Bethléem a célébré mardi la Nativité orthodoxe la plus triste de ses dernières années, avec à peine un millier de fidèles dans une église à moitié vide, qui a éteint ses lumières en solidarité avec les Palestiniens de la bande de Gaza.

«C'est la première fois que nous célébrons dans le noir la Nativité orthodoxe. Nous sommes en guerre et partageons la douleur des habitants de Gaza», suite à l'intervention militaire israélienne, a déclaré à l'AFP Khat Jourdanian, le père supérieur du couvent arménien de Bethléem, en Cisjordanie, où est né Jésus, selon la tradition chrétienne.

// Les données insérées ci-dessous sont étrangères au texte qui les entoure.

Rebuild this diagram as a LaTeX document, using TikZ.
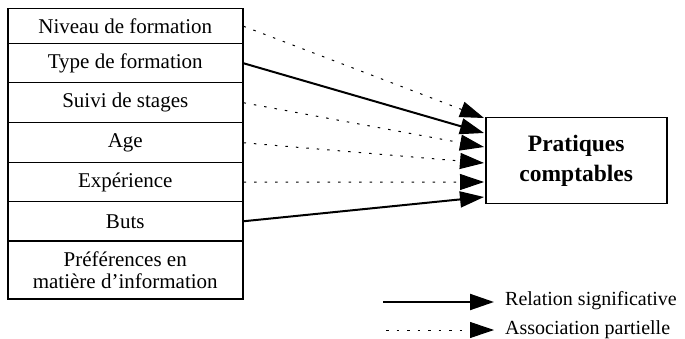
\documentclass[tikz,border=0pt]{standalone}
\usepackage{fontspec}
\setmainfont{Liberation Serif}
\usetikzlibrary{arrows.meta}
\begin{document}
\begin{tikzpicture}[x=1pt,y=-1pt,
  rowbox/.style={draw,line width=1.5pt,minimum width=235pt,inner sep=0pt,anchor=north west,
    font=\fontsize{21}{22}\selectfont,align=center},
  sig/.style={line width=2pt,-{Triangle[length=24pt,width=16pt]}},
  part/.style={line width=1pt,dash pattern=on 2.5pt off 8pt,-{Triangle[length=24pt,width=16pt]}},
  legtext/.style={anchor=west,font=\fontsize{20}{22}\selectfont,inner sep=0pt}]
\useasboundingbox (0,0) rectangle (685,339);
\node[rowbox,minimum height=35pt] (niv) at (7,8) {Niveau de formation};
\node[rowbox,minimum height=39pt] (typ) at (7,43) {Type de formation};
\node[rowbox,minimum height=40pt] (sui) at (7,82) {Suivi de stages};
\node[rowbox,minimum height=40pt] (age) at (7,122) {Age};
\node[rowbox,minimum height=39pt] (exp) at (7,162) {Expérience};
\node[rowbox,minimum height=39pt] (but) at (7,201) {Buts};
\node[rowbox,minimum height=58pt] (pre) at (7,240) {Préférences en\\matière d'information};
\node[draw,line width=1.5pt,minimum width=181pt,minimum height=86pt,inner sep=0pt,
  anchor=north west,align=center,font=\bfseries\fontsize{23.5}{30}\selectfont]
  (pra) at (485,117) {Pratiques\\comptables};
\coordinate (t1) at (484,118);
\coordinate (t2) at (484,133);
\coordinate (t3) at (484,147);
\coordinate (t4) at (484,163);
\coordinate (t5) at (484,182);
\coordinate (t6) at (484,197);
\draw[part] (niv.east) -- (t1);
\draw[sig] (typ.east) -- (t2);
\draw[part] (sui.east) -- (t3);
\draw[part] (age.east) -- (t4);
\draw[part] (exp.east) -- (t5);
\draw[sig] (but.east) -- (t6);
% legend
\coordinate (l1a) at (383,302);
\coordinate (l1b) at (494,302);
\coordinate (l2a) at (386,330);
\coordinate (l2b) at (494,330);
\draw[sig] (l1a) -- (l1b);
\draw[part] (l2a) -- (l2b);
\node[legtext] (lt1) at (505,301) {Relation significative};
\node[legtext] (lt2) at (505,330) {Association partielle};
\end{tikzpicture}
\end{document}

Peu après le lancement de l'offensive militaire israélienne à Gaza le 27 décembre, en riposte aux tirs de roquettes du mouvement islamiste Hamas, les patriarches orthodoxes de Bethléem ont décidé de retirer tous les ornements festifs marquant leur traditionnelle fête de la Nativité.

Les boutiques de souvenirs ont été fermées et les illuminations du gigantesques arbre de Noël ont été éteintes. «Nous célébrons seulement la messe de minuit dans l'église et rien de plus», explique le père Khat.

«Gaza, c'est la moitié de notre pays et nous avons besoin de paix. Grâce à Dieu, nous n'avons aucun problème ici entre Chrétiens et Musulmans», ajoute-t-il.

Une habitante de Bethléem, Basma Jaar, mère de quatre enfants, déclare à l'AFP que, peu avant le début de la messe, plusieurs de ses amis ont décidé de ne pas y assister. «Ils ne veulent pas célébrer la Nativité, ils ont peur. Moi, je suis seulement venue prier pour la paix».

Selon elle, «ce qui se passe à Gaza est un massacre d'habitants, d'enfants de femmes. Qui sait si ce ne sera pas notre tour après. C'est déjà arrivé, après avoir attaqué Gaza, ils (les Israéliens) ont attaqué la Cisjordanie».

Autre prêtre orthodoxe, Fazar David, reconnait que les gens ont peur. «Il n'y a pas de joie dans leur coeur et ils craignent de venir à Bethléem. Ici, nous allons tous prier pour Gaza», dit-il.

Habituellement, plus de 5000 personnes viennent assister à la messe de la Nativité, marquant la naissance du Christ, selon le calendrier orthodoxe commun aux Grecs, Coptes et Syriaques.

Cette année, il y en a à peine un millier, en comptant quelques centaines d'habitants de Bethléem avec les pélerins étrangers.

Ainsi, quelque 2500 Russes orthodoxes de nationalité israélienne ont annulé leur visite, «sans doute après une mise en garde officielle» du gouvernement sur les risques qu'ils pouvaient courir, en croyant que le conflit «s'étendait à tous les territoires palestiniens», ont déclaré à l'AFP des sources proches de l'Eglise orthodoxe arménienne.

De plus, sur les 500 pélerins attendus des Etats-Unis, il n'en est venu qu'à peine 50 à Bethléem.

«C'est un triste début d'année. Je suis scout et cette année, toutes les manifestations de Noël ont été annulées», explique Mariam, 14 ans. Pour autant, avec une amie, Mariam a tenu à assister à la messe de minuit, célébrée par le Patriarche de l'Eglise orthodoxe grecque en Terre Sainte, Theopfels III, dont le sermon a porté principalement sur la douleur des Palestiniens et la nécessité de trouver le chemin de la paix.

Il y a un peu plus de 10 jours, lorsque les Catholiques célébraient leur fête de Noël, l'offensive israélienne contre Gaza n'avait pas commencé et Bethléem se réjouissait enfin d'en avoir fini avec la période noire ayant suivi l'éclatement de la seconde Intifada en 2000, avec le retour massif des pélerins.

Plus d'un million de fidèles ont visité Bethléem en 2008, soit le double de l'année précédente. Avec le conflit en cours à Gaza, la peur est revenue pour les 20 000 Chrétiens de la cité natale de Jésus.